I'll try to answer why I kept the Soul Supremes over the Druid 6's (not 5's, as stated in the question--I never owned the 5s, but heard them a couple times)...but my answer will be unashamedly subjective in nature. As scientific as I tried to make my personal comparisons, a bunch of things changed (including my rooms, and my exposure to field coil drivers) and I ultimately relied on emotion. And by the way, the Soul Supremes are for the moment in a 3rd system I own, and are going to be moved to a 5th system. So while I kept them, they have moved into a specialized spot for me personally....they continued to get trickled down to lesser-used systems. But I still love them...I think. But let me be clear--for the $, they remain a phenomenal speaker, especially at used prices.
Before I go there, however, while I understand Sean's comments that Zu's love high-power (I'm quoting the post, I don't remember specifically reading that, but I don't doubt he said it), that by itself probably explains where I feel like some of the design choices made at Zu might differ from goals of my own.
I'll just state my own bias...building a speaker that is by nature quite high (very high?) in efficiency (98-101db or whatever range they end up) and then having the feeling that they really need "high-power" seems like something was ultimately traded off that does not match my own personal design goals for a high-efficiency speaker. I am not suggesting that everyone should end with flea watt SET amps, but I certainly do not personally feel that moving to "high-power" amps is an end-game answer for any high-efficiency, full range driver'd speaker. The trade offs in capabilities as you move into the 50 wpc or higher amp designs are, by nature, trade offs that are easy to hear in transparent high-efficiency speakers. Heck, even 18 wpc on 845 SET amps or a solid state SIT3 is easy to hear the trade-offs over something like 300B or PX4 and then again over 45 or 71a (when those amps have top designs and top parts). You lose some micro detail and nuance, minimally, even if there is a gain on slam and dynamics. Once you've heard a particular set of traits in those ranges, for a near-end-game emotional level, you'll find you need it all, not a trade-off one way or the other. I have owned (and still own) a very large number of amps in many topologies, solid state and tubed, and have spent countless hours with each in many combos. I'm not saying I know better than everyone--but I'm saying I have owned (and still own) about 10 different sets of high-efficiency speakers of different brands and eras, and about 30 amps to pair them all with. And yes, much of this is trial and error and subjective preference, so if this paragraph has offended anyone, please don't be. You may love "high power amps matched with Zus" and I won't challenge that for your personal situation. It's just not what I found in the end (and ultimately moved on from the Zu design, in spite of still respecting it).

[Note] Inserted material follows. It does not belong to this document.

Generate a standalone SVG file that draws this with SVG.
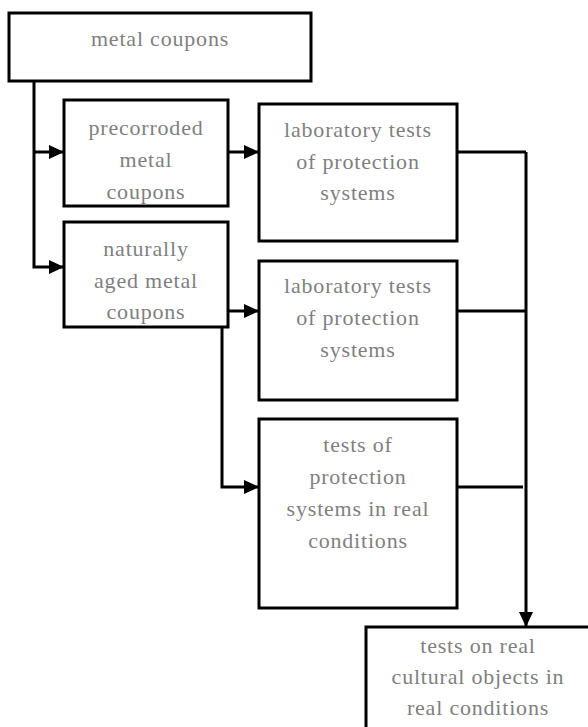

The Druid 6 is a much more capable speaker than the Soul Supreme...don't misread my action of keeping one and selling the other as a comparison in that respect. Both are great speakers that have sweet spots for their usage and price ranges. The Druid 6 took a larger step away from the Soul Supreme vs. the Druid 5 did, which given the 5's parts similarity to the Supremes, the Druid 5 may sit closer to the Supreme than the 6. The 6 retrieved more detail, gave slightly better imaging, seemed to go a little lower, seemed to go a little higher, seemed to have slightly more black backgrounds, and more slam over the Supremes, all else "equal." None of that should surprise people. It was in my opinion more "high performance." Zu probably feels like they accomplished what they had hoped to do with the 6...make a new speaker that was largely based on their experience to date but with everything just a little refined, better, newer, tighter. It was "better" by the subjective (and probably objective) measuring posts. However, I can't prove my next comments, but I also think they were more difficult to nail in terms of positioning and gear to get the most out of them. They relied on a higher level of associated equipment (they could sound spectacularly average with the wrong gear and wrong room). If you didn't have the right room or the ability to pull them out into the room, they sunk a bit in terms of soundstage. I could say the same exact things about the Soul Supremes, but the range of their performance was tighter in those scenarios...it didn't get as crazy good so it also didn't have as far to drop when positioned incorrectly or paired with gear that was not as good as a match.
However, as good of a level as the 6s reached, I sold the 6s because they were not ever going to be end-game for me. That was a very personal and subjective decision and not a knock on Zu or anyone who finds them to be "end game." They are great speakers, and an improvement, but as you move into $10K and above speakers, the goal posts change for how amazing they need to be.
I kept the Soul Supremes because I love the look of them, they are capable of producing some very emotional and musical sound and seem to be a nice middle-ground from Zu between superb entry-level high-efficiency speakers that can be easy dropped into an environment and produce "fun" and what I suspect they intended to be more an "audiophile" speaker that tries to compete with the best. The Supremes retrieve enough detail to make your ears perk up and go "wow" enough of the time when paired with great amps and source, but they don't try to compete with $20K or higher speakers. For that reason I will probably continue to try to make a system around them to listen to on occasion. They could certainly be the cornerstone of a very top end system, and if you got them for $2K you stole them at that price...well done.